CHICAGO, ILLINOIS, U.S. — Archer Daniels Midland Co. (ADM) announced on May 5 that it is building a new feed-premix plant in Zhangzhou, China, its fourth in the country. The company also said it will build a new feed plant in Glencoe, Minnesota, U.S.
“Demand for safe, high-quality animal feed in China is growing, and we are expanding our feed business there to meet that demand,” said Brent Fenton, president, ADM Animal Nutrition. “China has ambitious goals for food security and safety, which are creating great opportunities to provide more of the consistent, quality feed products that ADM is known for. This plant will be well-positioned to serve Fujian, Guangdong, Guangxi and Hainan—four provinces with substantial and growing swine, poultry and aquaculture industries.”

The Zhangzhou plant, which is expected to be complete in the fourth quarter of 2016, will manufacture a range of nutritional feed premixes that can be added to animal rations to promote good health and optimal growth. Such premix formulas typically contain various vitamins and minerals, amino acids such as lysine and threonine, and special feed additives, among other ingredients.
ADM will manufacture an estimated 30,000 tonnes of premix products per year at the Zhangzhou facility, which will also provide 80,000 tonnes of additional capacity for the production of complete feeds and concentrates.
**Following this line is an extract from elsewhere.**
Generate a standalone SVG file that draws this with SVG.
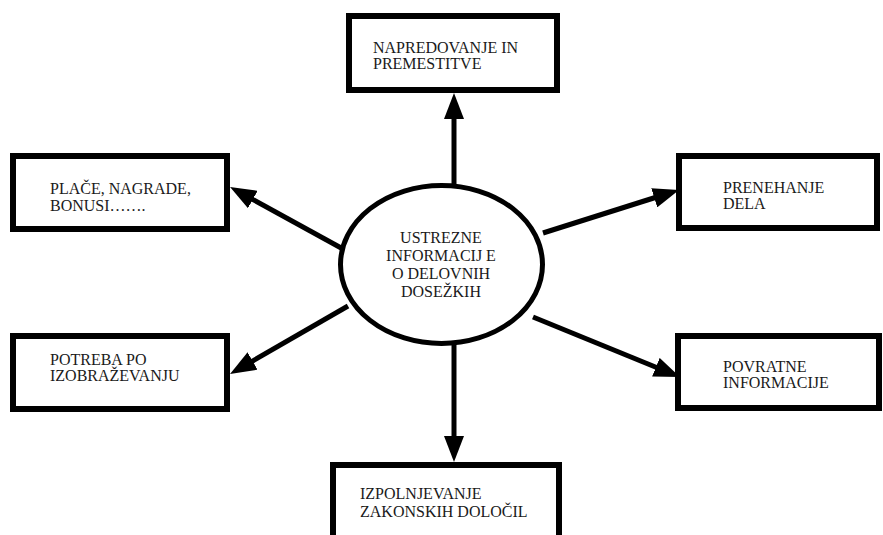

The facility is expected to employ about 150 people and will complement ADM’s existing premix facilities in Dalian and Tianjin, in northern China; and a facility under construction in Nanjing, in eastern China.
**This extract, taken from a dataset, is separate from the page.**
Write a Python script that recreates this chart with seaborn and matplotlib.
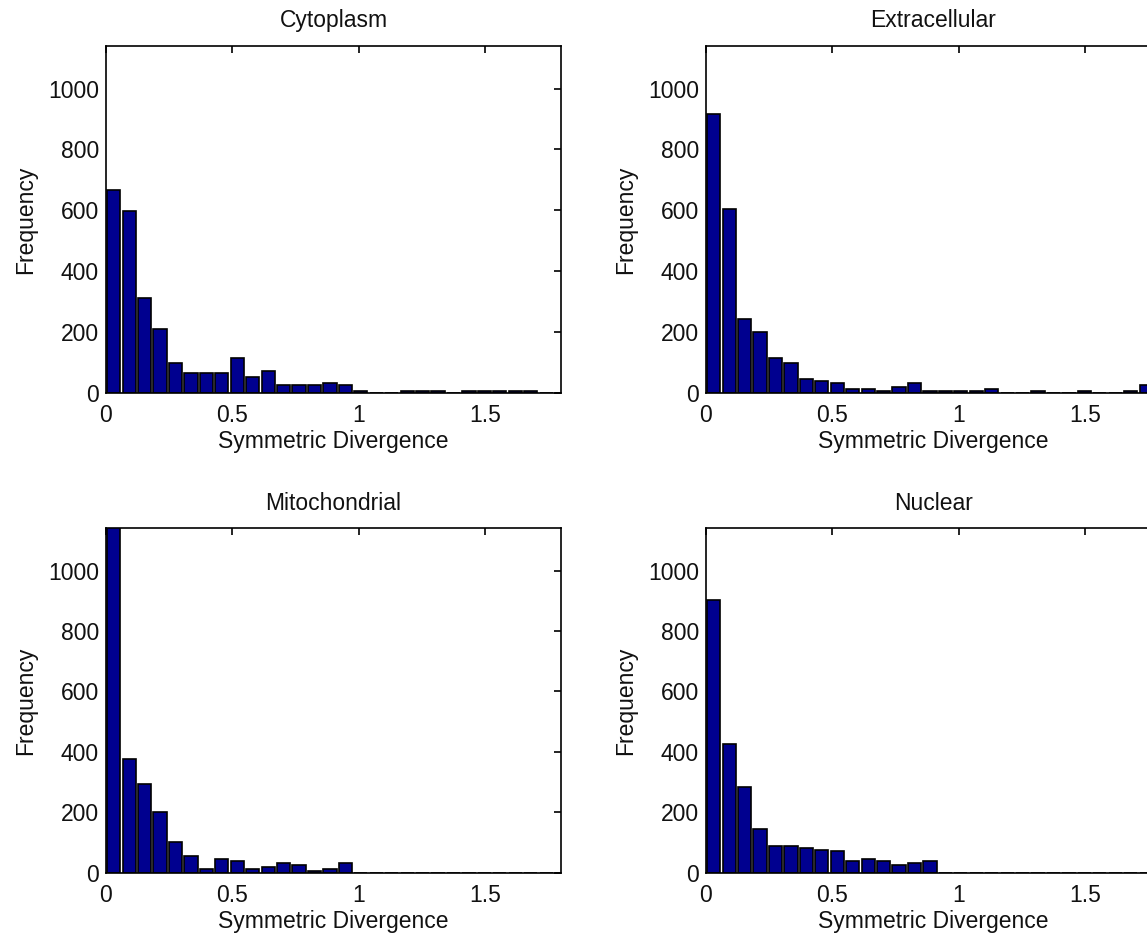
import numpy as np
import pandas as pd
import matplotlib
matplotlib.use("Agg")
import matplotlib.pyplot as plt
import seaborn as sns

# ---- data ----
bin_width = 0.0611
n_bins = 30

titles = ["Cytoplasm", "Extracellular", "Mitochondrial", "Nuclear"]

cytoplasm = [668, 598, 312, 210, 97, 64, 64, 64, 114, 50, 70, 25, 25, 25, 33, 25,
             7, 0, 0, 5, 5, 5, 0, 5, 5, 5, 5, 5, 0, 0]
extracellular = [917, 605, 243, 199, 114, 97, 44, 40, 33, 11, 11, 7, 20, 33, 5, 5,
                 5, 5, 12, 0, 0, 5, 0, 0, 5, 0, 0, 5, 25, 0]
mitochondrial = [1150, 376, 295, 201, 101, 55, 12, 45, 39, 12, 20, 33, 25, 7, 12, 33,
                 0, 0, 0, 0, 0, 0, 0, 0, 0, 0, 0, 0, 0, 0]
nuclear = [902, 425, 283, 145, 87, 87, 82, 76, 71, 38, 45, 38, 25, 33, 38, 0,
           0, 0, 0, 0, 0, 0, 0, 0, 0, 0, 0, 0, 0, 0]

series = [cytoplasm, extracellular, mitochondrial, nuclear]

x_ticks = [0, 0.5, 1, 1.5]
x_ticklabels = ["0", "0.5", "1", "1.5"]
y_ticks = [0, 200, 400, 600, 800, 1000]
x_label = "Symmetric Divergence"
y_label = "Frequency"

# ---- style ----
sns.set_style("white")
plt.rcParams["font.family"] = ["Liberation Sans", "DejaVu Sans"]
plt.rcParams["font.size"] = 16.5
plt.rcParams["text.color"] = "#111111"
plt.rcParams["axes.labelcolor"] = "#111111"

W, H = 1147, 936
fig = plt.figure(figsize=(W / 100, H / 100), dpi=100)

positions = [
    [106 / W, 1 - 392.7 / H, 455 / W, 346.7 / H],
    [706 / W, 1 - 392.7 / H, 455 / W, 346.7 / H],
    [106 / W, 1 - 872.7 / H, 455 / W, 344.4 / H],
    [706 / W, 1 - 872.7 / H, 455 / W, 344.4 / H],
]

edges = [i * bin_width for i in range(n_bins + 1)]
centers = [(edges[i] + edges[i + 1]) / 2 for i in range(n_bins)]

for pos, title, counts in zip(positions, titles, series):
    ax = fig.add_axes(pos)
    df = pd.DataFrame({"x": centers, "w": counts})
    sns.histplot(data=df, x="x", weights="w", bins=edges, shrink=0.86,
                 color="#00008F", edgecolor="black", linewidth=1.2,
                 alpha=1.0, ax=ax)
    ax.set_xlim(0, 1.8)
    ax.set_ylim(0, 1140)
    ax.set_xticks(x_ticks)
    ax.set_xticklabels(x_ticklabels)
    ax.set_yticks(y_ticks)
    ax.tick_params(direction="in", length=5, width=1.2, top=True, right=True,
                   labelsize=16.5, colors="black", labelcolor="#111111")
    ax.tick_params(axis="x", pad=8)
    ax.tick_params(axis="y", pad=5)
    for s in ax.spines.values():
        s.set_visible(True)
        s.set_linewidth(1.2)
        s.set_color("black")
    ax.set_title(title, fontsize=16.5, pad=13.5)
    ax.set_xlabel(x_label, fontsize=16.5, labelpad=2)
    ax.set_ylabel(y_label, fontsize=16.5, labelpad=8)

fig.savefig("out.png", dpi=100, facecolor="white")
The new, fully automated feed facility in Glencoe, adjacent to ADM’s existing mill, is expected to be complete in the first quarter of 2016. It will serve customers in Minnesota, Wisconsin and Iowa. ADM will be able manufacture about 80,000 tonnes of products per year at the facility.
“A new, automated facility in Glencoe will help us drive operational efficiencies and better meet customer needs for swine and cattle feed products,” Fenton said. “With these new plants in Minnesota and China, we are better able help to meet the needs of livestock producers around the world.”